Miroir de la tauromachie

Estimate
£50,000 - 70,000
Lot Details
The complete set of four lithographs in colours, on folded sheets of Arches paper (as issued) with letterpress text on the inside pages, three full sheets and one with full margins,
1990
one I. 25 x 21 cm (9 7/8 x 8 1/4 in.)
all S. 47.9 x 35.9 cm (18 7/8 x 14 1/8 in.)
all signed in pencil, numbered 111/150 in pencil on the colophon (there were also 5 hors commerce impressions in Roman numerals), published by Galerie Lelong, Paris, framed.

Francis Bacon

Irish-British | B. 1909 D. 1992
Francis Bacon was a larger-than-life figure during his lifetime and remains one now more than ever. Famous for keeping a messy studio, and even more so for his controversial, celebrated depictions of papal subjects and bullfights, often told in triptychs, Bacon signified the blinding dawn of the Modern era. His signature blurred portraits weren't murky enough to stave off his reputation as highly contentious—his paintings were provocations against social order in the people's eye.

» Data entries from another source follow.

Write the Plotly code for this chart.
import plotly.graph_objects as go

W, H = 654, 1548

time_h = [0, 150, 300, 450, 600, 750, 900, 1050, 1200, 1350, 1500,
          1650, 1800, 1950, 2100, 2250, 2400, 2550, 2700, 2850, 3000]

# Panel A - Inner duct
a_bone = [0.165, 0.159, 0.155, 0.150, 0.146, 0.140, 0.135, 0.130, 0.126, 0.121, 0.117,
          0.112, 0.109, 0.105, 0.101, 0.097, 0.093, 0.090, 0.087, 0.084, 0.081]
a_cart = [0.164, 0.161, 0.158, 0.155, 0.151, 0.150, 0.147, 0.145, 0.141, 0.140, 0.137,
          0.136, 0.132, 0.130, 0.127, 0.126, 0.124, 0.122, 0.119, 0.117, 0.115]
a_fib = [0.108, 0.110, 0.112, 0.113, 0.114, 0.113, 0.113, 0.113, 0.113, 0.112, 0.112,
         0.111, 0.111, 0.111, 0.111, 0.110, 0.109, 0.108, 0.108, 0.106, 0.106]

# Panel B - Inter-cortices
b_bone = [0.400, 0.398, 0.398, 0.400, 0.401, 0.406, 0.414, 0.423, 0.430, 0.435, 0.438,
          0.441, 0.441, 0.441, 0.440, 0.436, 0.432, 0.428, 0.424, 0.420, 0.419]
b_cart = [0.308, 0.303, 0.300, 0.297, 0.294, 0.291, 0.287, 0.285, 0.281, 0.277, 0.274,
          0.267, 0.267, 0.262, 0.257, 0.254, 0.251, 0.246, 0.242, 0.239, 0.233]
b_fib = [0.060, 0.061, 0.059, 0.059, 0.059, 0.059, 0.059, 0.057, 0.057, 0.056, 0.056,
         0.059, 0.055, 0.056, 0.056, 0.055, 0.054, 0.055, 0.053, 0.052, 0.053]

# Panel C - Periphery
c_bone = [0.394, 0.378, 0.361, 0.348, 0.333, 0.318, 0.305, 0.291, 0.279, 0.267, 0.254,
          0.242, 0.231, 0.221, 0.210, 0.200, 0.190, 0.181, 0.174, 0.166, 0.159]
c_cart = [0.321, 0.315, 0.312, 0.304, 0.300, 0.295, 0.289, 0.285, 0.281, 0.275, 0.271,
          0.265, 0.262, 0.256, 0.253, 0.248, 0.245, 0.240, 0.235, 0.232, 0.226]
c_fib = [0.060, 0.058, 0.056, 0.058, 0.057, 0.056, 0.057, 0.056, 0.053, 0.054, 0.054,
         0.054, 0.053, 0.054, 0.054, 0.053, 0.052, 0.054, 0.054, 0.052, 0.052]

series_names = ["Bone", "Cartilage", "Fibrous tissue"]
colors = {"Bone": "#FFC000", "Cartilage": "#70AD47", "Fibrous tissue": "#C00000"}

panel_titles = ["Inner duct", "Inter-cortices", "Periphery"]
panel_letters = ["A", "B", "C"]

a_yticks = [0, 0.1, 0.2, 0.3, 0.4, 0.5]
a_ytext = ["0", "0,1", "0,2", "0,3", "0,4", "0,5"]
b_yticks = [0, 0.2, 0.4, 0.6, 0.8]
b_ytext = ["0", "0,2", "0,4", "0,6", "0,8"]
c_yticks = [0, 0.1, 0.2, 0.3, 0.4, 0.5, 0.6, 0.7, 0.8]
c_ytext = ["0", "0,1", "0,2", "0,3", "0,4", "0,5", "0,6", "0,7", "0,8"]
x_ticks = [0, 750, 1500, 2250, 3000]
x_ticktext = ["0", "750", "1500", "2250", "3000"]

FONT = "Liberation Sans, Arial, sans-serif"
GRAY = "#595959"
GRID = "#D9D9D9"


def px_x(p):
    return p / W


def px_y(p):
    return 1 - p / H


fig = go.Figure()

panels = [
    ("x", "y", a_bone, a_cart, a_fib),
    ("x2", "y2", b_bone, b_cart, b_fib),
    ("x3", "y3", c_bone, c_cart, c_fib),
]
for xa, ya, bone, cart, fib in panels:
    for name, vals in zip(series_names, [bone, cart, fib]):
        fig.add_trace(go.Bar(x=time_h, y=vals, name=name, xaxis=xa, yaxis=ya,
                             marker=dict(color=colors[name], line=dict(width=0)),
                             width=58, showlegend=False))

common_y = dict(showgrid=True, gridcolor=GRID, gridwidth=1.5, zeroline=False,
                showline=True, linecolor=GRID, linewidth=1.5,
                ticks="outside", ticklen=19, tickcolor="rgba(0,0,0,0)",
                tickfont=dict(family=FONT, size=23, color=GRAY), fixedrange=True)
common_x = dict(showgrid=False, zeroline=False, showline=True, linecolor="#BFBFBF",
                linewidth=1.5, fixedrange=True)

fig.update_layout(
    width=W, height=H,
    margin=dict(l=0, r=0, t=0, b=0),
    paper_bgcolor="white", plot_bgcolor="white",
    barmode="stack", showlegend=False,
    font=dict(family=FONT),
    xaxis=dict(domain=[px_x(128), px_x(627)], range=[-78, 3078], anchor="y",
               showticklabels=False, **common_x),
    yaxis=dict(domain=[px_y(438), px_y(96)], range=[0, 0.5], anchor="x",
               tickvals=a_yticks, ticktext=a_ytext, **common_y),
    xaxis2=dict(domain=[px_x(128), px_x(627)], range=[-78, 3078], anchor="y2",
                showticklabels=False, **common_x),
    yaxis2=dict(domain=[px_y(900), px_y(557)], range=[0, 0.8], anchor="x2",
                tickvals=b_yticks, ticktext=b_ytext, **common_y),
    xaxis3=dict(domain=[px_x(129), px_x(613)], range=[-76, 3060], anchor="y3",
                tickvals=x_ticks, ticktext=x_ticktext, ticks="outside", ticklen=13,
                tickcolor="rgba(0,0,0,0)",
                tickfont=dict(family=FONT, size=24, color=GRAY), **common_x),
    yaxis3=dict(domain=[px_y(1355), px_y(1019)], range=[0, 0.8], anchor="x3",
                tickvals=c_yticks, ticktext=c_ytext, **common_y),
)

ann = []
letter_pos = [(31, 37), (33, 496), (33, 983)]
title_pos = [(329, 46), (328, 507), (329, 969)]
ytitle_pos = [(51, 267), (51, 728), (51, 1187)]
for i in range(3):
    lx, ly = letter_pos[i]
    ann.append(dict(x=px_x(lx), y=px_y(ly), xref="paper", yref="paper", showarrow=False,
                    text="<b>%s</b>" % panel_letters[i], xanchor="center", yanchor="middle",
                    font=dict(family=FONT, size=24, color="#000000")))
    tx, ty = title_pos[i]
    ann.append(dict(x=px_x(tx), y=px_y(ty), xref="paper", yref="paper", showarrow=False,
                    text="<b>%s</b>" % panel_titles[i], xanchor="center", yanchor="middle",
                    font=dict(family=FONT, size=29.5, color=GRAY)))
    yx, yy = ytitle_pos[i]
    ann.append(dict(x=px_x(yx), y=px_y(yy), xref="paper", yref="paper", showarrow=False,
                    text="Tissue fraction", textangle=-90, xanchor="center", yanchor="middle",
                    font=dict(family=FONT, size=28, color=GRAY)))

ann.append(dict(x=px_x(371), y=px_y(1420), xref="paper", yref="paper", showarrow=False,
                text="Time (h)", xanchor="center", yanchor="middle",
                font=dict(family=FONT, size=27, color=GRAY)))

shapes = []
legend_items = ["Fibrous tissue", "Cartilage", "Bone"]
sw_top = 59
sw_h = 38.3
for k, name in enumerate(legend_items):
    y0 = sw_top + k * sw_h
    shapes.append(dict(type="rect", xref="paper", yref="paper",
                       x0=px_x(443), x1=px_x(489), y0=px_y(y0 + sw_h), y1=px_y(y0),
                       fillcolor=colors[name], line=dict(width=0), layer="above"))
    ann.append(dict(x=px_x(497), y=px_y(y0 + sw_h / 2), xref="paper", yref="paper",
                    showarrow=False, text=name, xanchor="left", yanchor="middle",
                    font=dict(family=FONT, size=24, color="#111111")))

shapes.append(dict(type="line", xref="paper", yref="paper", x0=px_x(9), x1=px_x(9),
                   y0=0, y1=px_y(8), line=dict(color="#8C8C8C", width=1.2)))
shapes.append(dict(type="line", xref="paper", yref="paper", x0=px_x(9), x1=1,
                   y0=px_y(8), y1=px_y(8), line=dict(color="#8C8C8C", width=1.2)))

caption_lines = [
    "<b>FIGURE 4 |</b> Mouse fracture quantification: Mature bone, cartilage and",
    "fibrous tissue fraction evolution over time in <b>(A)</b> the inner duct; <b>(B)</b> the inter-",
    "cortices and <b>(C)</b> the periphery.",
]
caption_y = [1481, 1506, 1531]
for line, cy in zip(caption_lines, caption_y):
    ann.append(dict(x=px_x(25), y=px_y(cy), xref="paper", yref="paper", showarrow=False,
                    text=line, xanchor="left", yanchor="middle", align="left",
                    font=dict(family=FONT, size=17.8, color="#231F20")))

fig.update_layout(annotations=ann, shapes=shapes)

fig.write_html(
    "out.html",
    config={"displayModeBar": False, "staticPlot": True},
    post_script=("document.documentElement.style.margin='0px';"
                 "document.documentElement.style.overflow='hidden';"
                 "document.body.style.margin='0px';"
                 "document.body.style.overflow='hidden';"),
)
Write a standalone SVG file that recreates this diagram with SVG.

But, Bacon often said, "You can't be more horrific than life itself."
 
In conversation with yet challenging the conventions of Modern art, Bacon was known for his triptychs brutalizing formalist truths, particularly Three Studies for Figures at the Base of a Crucifixion, which Bacon debuted in London in 1944, and Three Studies of Lucian Freud, which became famous when it set the record for most expensive work of art at auction at the time it sold in 2013.